By David Milliken
LONDON (Reuters) – More than one in five bankers earning at least 125,000 pounds ($164,000) a year in Britain have benefited from non-domiciled tax status, as have many high-paid workers in other sectors, a study showed on Thursday.
Non-dom status – which exempts more than 75,000 mostly foreign nationals in Britain from tax on overseas income – has raised questions about the fairness of the tax system, as it overwhelmingly benefits the very rich.
The research from the University of Warwick and the London School of Economics showed that just 0.3% of British taxpayers earning under 100,000 pounds in 2018 had claimed non-dom status at some point in the past 20 years. By contrast, 27% of taxpayers earning 1-2 million pounds had done so.
Two in five top earners in the oil industry, one in four car industry executives and one in six top-earning sports and film stars also benefited from the status.
“The biggest shock might be to bankers and others working in City jobs, when they realise how many of their colleagues are benefiting from a tax regime they don’t have access to,” said Arun Advani, an assistant economics professor at the University of Warwick.
Non-dom status is only available to British residents who claim that their ‘domicile’ – the centre of their personal and financial interests – is outside the United Kingdom.

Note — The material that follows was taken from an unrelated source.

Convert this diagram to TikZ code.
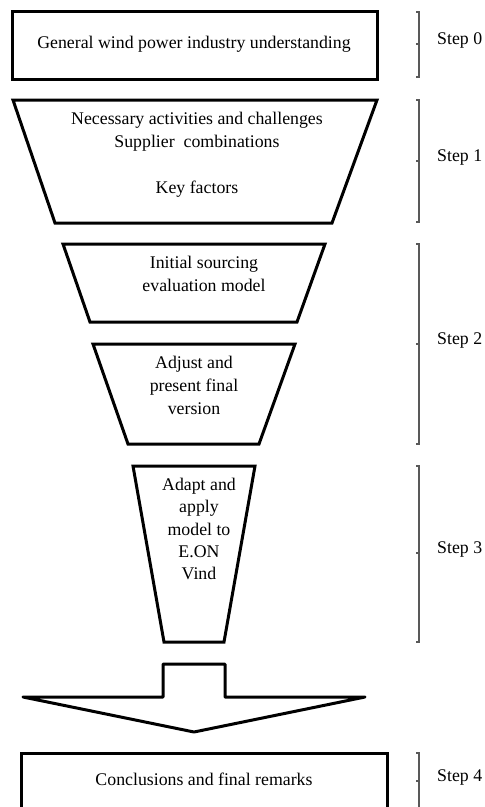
\documentclass[tikz,border=0pt]{standalone}
\usepackage{fontspec}
\setmainfont{Liberation Serif}
\begin{document}
\begin{tikzpicture}[x=1pt,y=-1pt,
  outline/.style={draw=black,line width=3pt,line join=miter},
  blockarrow/.style={draw=black,line width=3pt,line join=round},
  bracketline/.style={draw=black!65,line width=1.4pt},
  body/.style={align=center,font=\fontsize{17.8}{23}\selectfont,inner sep=0pt},
  steplabel/.style={anchor=west,font=\fontsize{17.8}{23}\selectfont,inner sep=0pt}]
\useasboundingbox (0,0) rectangle (485,807);
\clip (0,0) rectangle (485,807);

% Step 0: overview box
\draw[outline] (12,11) rectangle (377,79);
\node[body] (t0) at (194,44) {General wind power industry understanding};

% Step 1: wide funnel segment
\draw[outline] (13,100) -- (377,100) -- (332,223) -- (55,223) -- cycle;
\node[body] (t1) at (197,155) {Necessary activities and challenges\\Supplier\ \ combinations\\[23pt]Key factors};

% Step 2: two narrower segments
\draw[outline] (63,244) -- (325,244) -- (297,322) -- (90,322) -- cycle;
\node[body] (t2) at (204,274) {Initial sourcing\\evaluation model};
\draw[outline] (93,344) -- (295,344) -- (259,444) -- (128,444) -- cycle;
\node[body] (t3) at (194,385) {Adjust and\\present final\\version};

% Step 3: narrowest segment
\draw[outline] (133,466) -- (255,466) -- (224,642) -- (164,642) -- cycle;
\node[body,font=\fontsize{17.8}{22.2}\selectfont] (t4) at (199,529) {Adapt and\\apply\\model to\\E.ON\\Vind};

% block arrow down to the conclusions
\draw[blockarrow] (163,697) -- (163,664) -- (225,664) -- (225,697) -- (365,697) -- (194,732) -- (23,697) -- cycle;

% Step 4: conclusions box (runs past the lower edge)
\draw[outline] (21,753) rectangle (387,815);
\node[body] (t5) at (204,779) {Conclusions and final remarks};

% brackets with step labels
\foreach \top/\bot/\mid/\lab/\name in {12/77/44/Step 0/s0, 100/222/161/Step 1/s1, 244/444/344/Step 2/s2, 466/642/553/Step 3/s3, 753/809/781/Step 4/s4}{
  \draw[bracketline] (416,\top) -- (419,\top) -- (419,\bot) -- (416,\bot);
  \draw[bracketline] (419,\mid) -- (415.5,\mid);
  \node[steplabel] (\name) at (437,\mid-4) {\lab};
}
\end{tikzpicture}
\end{document}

The top three nationalities for non-doms in 2018 were the United States, India and France, and 93% were born outside the United Kingdom.
Non-doms were most likely to live in central London and around 80% of them reported their main source of income was from employment or a pension, while 20% lived off investment income or other overseas earnings.
“A significant minority of non-doms do appear to be the ‘rentier rich’,” the report said.
The research is based on anonymised individual tax data from 1997 to 2018 provided by Britain’s revenue office.